STATED TASK: Images should be left out, and everything else in the listing reproduced exactly.

DATA LINES:

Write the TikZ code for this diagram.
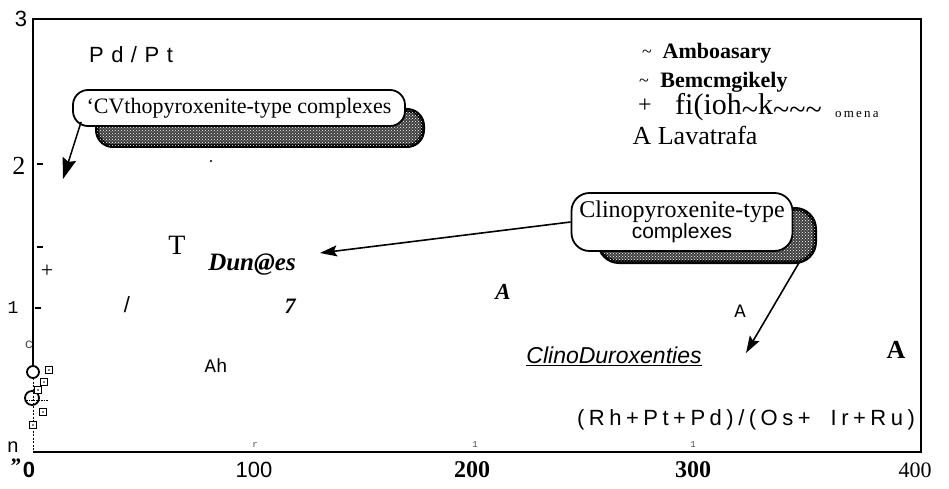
\documentclass[tikz,border=0pt]{standalone}
\usepackage{fontspec}
\setmainfont{Liberation Serif}
\setsansfont{Liberation Sans}
\setmonofont{Liberation Mono}
\usetikzlibrary{arrows.meta,patterns,calc}
\newcommand\fs[1]{\fontsize{#1}{#1}\selectfont}
\newcommand\gp{\hspace{4.5pt}}
\newcommand\wg{\hspace{7.5pt}}
\newcommand\tl{\string~}
\newcommand\lt{\raisebox{-0.14em}{\string~}}
\begin{document}
\begin{tikzpicture}[x=1pt,y=-1pt,
  lbl/.style={inner sep=0pt,anchor=center},
  arr/.style={line width=1.6pt,-{Stealth[length=17pt,width=11pt,inset=3pt]}},
  shadowbox/.style={rounded corners=16pt,draw=black,line width=4pt,fill=black!75,
     postaction={pattern=crosshatch dots,pattern color=white},inner sep=0pt},
  callout/.style={draw,line width=1.8pt,fill=white,inner sep=0pt,align=center},
  sqmark/.style={draw,line width=1.3pt,fill=white,minimum size=7pt,inner sep=0pt},
  ring/.style={draw,line width=1.8pt,circle,inner sep=0pt},
  tickln/.style={line width=1.1pt}
]
\useasboundingbox (0,0) rectangle (949,489);
% frame
\coordinate (tl) at (33,19);
\coordinate (tr) at (921,19);
\coordinate (br) at (921,452);
\coordinate (bl) at (33,452);
\coordinate (la) at (33,366);
\coordinate (lb) at (33,378);
\draw[line width=2.4pt] (la) -- (tl) -- (tr) -- (br) -- (bl);
\draw[line width=1pt,dash pattern=on 2pt off 1.5pt] (lb) -- (bl);
% y labels
\node[lbl] (y3) at (21,19) {\sffamily\fs{22}3};
\node[lbl] (y2) at (19,166) {\fs{26}2};
\node[lbl] (y1) at (13,308) {\ttfamily\fs{18}1};
\node[lbl,text=black!70] (yc) at (29,345) {\ttfamily\fs{14}c};
\node[lbl] (y0) at (13,447) {\sffamily\fs{20}n};
\draw[tickln] (37,164) -- (43,164);
\draw[tickln] (37,247) -- (43,247);
\draw[tickln] (35,308) -- (41,308);
% x labels
\node[lbl] (xq) at (15,466) {\bfseries\itshape\fs{22}"};
\node[lbl] (x0) at (29,470) {\sffamily\bfseries\fs{22}0};
\node[lbl] (x1) at (254,470) {\sffamily\fs{22}100};
\node[lbl] (x2) at (472,470) {\bfseries\fs{24}200};
\node[lbl] (x3) at (693,470) {\bfseries\fs{24}300};
\node[lbl] (x4) at (915,470) {\fs{22}400};
\node[lbl,text=black!70] (k1) at (255,445) {\ttfamily\fs{9}r};
\node[lbl,text=black!70] (k2) at (475,445) {\ttfamily\fs{9}1};
\node[lbl,text=black!70] (k3) at (693,445) {\ttfamily\fs{9}1};
% titles
\node[lbl] (pdpt) at (131,55) {\sffamily\fs{22}P\wg d\wg /\wg P\wg t};
\node[lbl] (ratio) at (746,420) {\sffamily\fs{22}(\gp R\gp h\gp +\gp P\gp t\gp +\gp P\gp d\gp )\gp /\gp (\gp O\gp s\gp +\hspace{20pt}I\gp r\gp +\gp R\gp u\gp )};
% legend
\node[lbl] (g1) at (647,54) {\fs{18}\tl};
\node[lbl] (l1) at (717,53) {\bfseries\fs{22}Amboasary};
\node[lbl] (g2) at (644,83) {\fs{18}\tl};
\node[lbl] (l2) at (724,82) {\bfseries\fs{22}Bemcmgikely};
\node[lbl] (g3) at (645,106) {\fs{24}+};
\node[lbl,anchor=base west] (l3) at (675,115) {\fs{30}fi(ioh\lt k\lt\lt\lt};
\node[lbl,anchor=base west] (l3s) at (835,118) {\fs{13}o\,m\,e\,n\,a};
\node[lbl] (l4) at (695,135) {\fs{26}A Lavatrafa};
% callout 1
\node[shadowbox,minimum width=326pt,minimum height=36pt] (s1) at (260,128) {};
\node[callout,rounded corners=15pt,minimum width=332pt,minimum height=36pt] (b1) at (239,108) {\fs{22}‘CVthopyroxenite-type complexes};
\coordinate (a1e) at (63,179);
\draw[line width=1.5pt,-{Stealth[length=21pt,width=14pt,inset=3pt]}] ($(b1.south west)+(9,-5)$) -- (a1e);
\fill (211,161) circle (1.2pt);
% callout 2
\node[shadowbox,rounded corners=20pt,minimum width=216pt,minimum height=53pt] (s2) at (707,235.5) {};
\node[callout,rounded corners=18pt,minimum width=221pt,minimum height=58pt] (b2) at (682,222) {\fontsize{24}{25}\selectfont Clinopyroxenite-type\\{\sffamily\fs{21}complexes}};
\coordinate (a2e) at (320,253);
\draw[arr] (b2.west) -- (a2e);
\coordinate (a3e) at (746,353);
\draw[arr] ($(s2.south east)+(-17,-3)$) -- (a3e);
% plot labels
\node[lbl] (tT) at (177,245) {\fs{28}T};
\node[lbl] (dun) at (252,265) {\bfseries\itshape\fs{25}Dun@es};
\node[lbl] (plus) at (47,271) {\fs{22}+};
\node[lbl] (sl) at (127,305) {\sffamily\fs{22}/};
\node[lbl] (sev) at (290,306) {\bfseries\itshape\fs{22}7};
\node[lbl] (aBI) at (503,292) {\bfseries\itshape\fs{23}A};
\node[lbl] (aTT) at (740,311) {\ttfamily\fs{19}A};
\node[lbl] (ah) at (216,366) {\ttfamily\fs{19}Ah};
\node[lbl] (clino) at (614,356) {\sffamily\itshape\fs{23}\underline{ClinoDuroxenties}};
\node[lbl] (aB) at (896,350) {\bfseries\fs{26}A};
% markers near origin
\node[ring,minimum size=12pt] (c1) at (33,372) {};
\node[ring,minimum size=14pt] (c2) at (32,398) {};
\foreach \n/\p in {q1/{(49,370)},q2/{(44,382)},q3/{(38,390)},q4/{(43,412)},q5/{(33,425)}}{
  \node[sqmark] (\n) at \p {};
  \fill (\n.center) circle (0.9pt);
}
\draw[line width=0.6pt,dash pattern=on 1.5pt off 1pt] (26,400) -- (48,400);
\end{tikzpicture}
\end{document}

ANSWER IN FULL:
Write the TikZ code for this diagram.
\documentclass[tikz,border=0pt]{standalone}
\usepackage{fontspec}
\setmainfont{Liberation Serif}
\setsansfont{Liberation Sans}
\setmonofont{Liberation Mono}
\usetikzlibrary{arrows.meta,patterns,calc}
\newcommand\fs[1]{\fontsize{#1}{#1}\selectfont}
\newcommand\gp{\hspace{4.5pt}}
\newcommand\wg{\hspace{7.5pt}}
\newcommand\tl{\string~}
\newcommand\lt{\raisebox{-0.14em}{\string~}}
\begin{document}
\begin{tikzpicture}[x=1pt,y=-1pt,
  lbl/.style={inner sep=0pt,anchor=center},
  arr/.style={line width=1.6pt,-{Stealth[length=17pt,width=11pt,inset=3pt]}},
  shadowbox/.style={rounded corners=16pt,draw=black,line width=4pt,fill=black!75,
     postaction={pattern=crosshatch dots,pattern color=white},inner sep=0pt},
  callout/.style={draw,line width=1.8pt,fill=white,inner sep=0pt,align=center},
  sqmark/.style={draw,line width=1.3pt,fill=white,minimum size=7pt,inner sep=0pt},
  ring/.style={draw,line width=1.8pt,circle,inner sep=0pt},
  tickln/.style={line width=1.1pt}
]
\useasboundingbox (0,0) rectangle (949,489);
% frame
\coordinate (tl) at (33,19);
\coordinate (tr) at (921,19);
\coordinate (br) at (921,452);
\coordinate (bl) at (33,452);
\coordinate (la) at (33,366);
\coordinate (lb) at (33,378);
\draw[line width=2.4pt] (la) -- (tl) -- (tr) -- (br) -- (bl);
\draw[line width=1pt,dash pattern=on 2pt off 1.5pt] (lb) -- (bl);
% y labels
\node[lbl] (y3) at (21,19) {\sffamily\fs{22}3};
\node[lbl] (y2) at (19,166) {\fs{26}2};
\node[lbl] (y1) at (13,308) {\ttfamily\fs{18}1};
\node[lbl,text=black!70] (yc) at (29,345) {\ttfamily\fs{14}c};
\node[lbl] (y0) at (13,447) {\sffamily\fs{20}n};
\draw[tickln] (37,164) -- (43,164);
\draw[tickln] (37,247) -- (43,247);
\draw[tickln] (35,308) -- (41,308);
% x labels
\node[lbl] (xq) at (15,466) {\bfseries\itshape\fs{22}"};
\node[lbl] (x0) at (29,470) {\sffamily\bfseries\fs{22}0};
\node[lbl] (x1) at (254,470) {\sffamily\fs{22}100};
\node[lbl] (x2) at (472,470) {\bfseries\fs{24}200};
\node[lbl] (x3) at (693,470) {\bfseries\fs{24}300};
\node[lbl] (x4) at (915,470) {\fs{22}400};
\node[lbl,text=black!70] (k1) at (255,445) {\ttfamily\fs{9}r};
\node[lbl,text=black!70] (k2) at (475,445) {\ttfamily\fs{9}1};
\node[lbl,text=black!70] (k3) at (693,445) {\ttfamily\fs{9}1};
% titles
\node[lbl] (pdpt) at (131,55) {\sffamily\fs{22}P\wg d\wg /\wg P\wg t};
\node[lbl] (ratio) at (746,420) {\sffamily\fs{22}(\gp R\gp h\gp +\gp P\gp t\gp +\gp P\gp d\gp )\gp /\gp (\gp O\gp s\gp +\hspace{20pt}I\gp r\gp +\gp R\gp u\gp )};
% legend
\node[lbl] (g1) at (647,54) {\fs{18}\tl};
\node[lbl] (l1) at (717,53) {\bfseries\fs{22}Amboasary};
\node[lbl] (g2) at (644,83) {\fs{18}\tl};
\node[lbl] (l2) at (724,82) {\bfseries\fs{22}Bemcmgikely};
\node[lbl] (g3) at (645,106) {\fs{24}+};
\node[lbl,anchor=base west] (l3) at (675,115) {\fs{30}fi(ioh\lt k\lt\lt\lt};
\node[lbl,anchor=base west] (l3s) at (835,118) {\fs{13}o\,m\,e\,n\,a};
\node[lbl] (l4) at (695,135) {\fs{26}A Lavatrafa};
% callout 1
\node[shadowbox,minimum width=326pt,minimum height=36pt] (s1) at (260,128) {};
\node[callout,rounded corners=15pt,minimum width=332pt,minimum height=36pt] (b1) at (239,108) {\fs{22}‘CVthopyroxenite-type complexes};
\coordinate (a1e) at (63,179);
\draw[line width=1.5pt,-{Stealth[length=21pt,width=14pt,inset=3pt]}] ($(b1.south west)+(9,-5)$) -- (a1e);
\fill (211,161) circle (1.2pt);
% callout 2
\node[shadowbox,rounded corners=20pt,minimum width=216pt,minimum height=53pt] (s2) at (707,235.5) {};
\node[callout,rounded corners=18pt,minimum width=221pt,minimum height=58pt] (b2) at (682,222) {\fontsize{24}{25}\selectfont Clinopyroxenite-type\\{\sffamily\fs{21}complexes}};
\coordinate (a2e) at (320,253);
\draw[arr] (b2.west) -- (a2e);
\coordinate (a3e) at (746,353);
\draw[arr] ($(s2.south east)+(-17,-3)$) -- (a3e);
% plot labels
\node[lbl] (tT) at (177,245) {\fs{28}T};
\node[lbl] (dun) at (252,265) {\bfseries\itshape\fs{25}Dun@es};
\node[lbl] (plus) at (47,271) {\fs{22}+};
\node[lbl] (sl) at (127,305) {\sffamily\fs{22}/};
\node[lbl] (sev) at (290,306) {\bfseries\itshape\fs{22}7};
\node[lbl] (aBI) at (503,292) {\bfseries\itshape\fs{23}A};
\node[lbl] (aTT) at (740,311) {\ttfamily\fs{19}A};
\node[lbl] (ah) at (216,366) {\ttfamily\fs{19}Ah};
\node[lbl] (clino) at (614,356) {\sffamily\itshape\fs{23}\underline{ClinoDuroxenties}};
\node[lbl] (aB) at (896,350) {\bfseries\fs{26}A};
% markers near origin
\node[ring,minimum size=12pt] (c1) at (33,372) {};
\node[ring,minimum size=14pt] (c2) at (32,398) {};
\foreach \n/\p in {q1/{(49,370)},q2/{(44,382)},q3/{(38,390)},q4/{(43,412)},q5/{(33,425)}}{
  \node[sqmark] (\n) at \p {};
  \fill (\n.center) circle (0.9pt);
}
\draw[line width=0.6pt,dash pattern=on 1.5pt off 1pt] (26,400) -- (48,400);
\end{tikzpicture}
\end{document}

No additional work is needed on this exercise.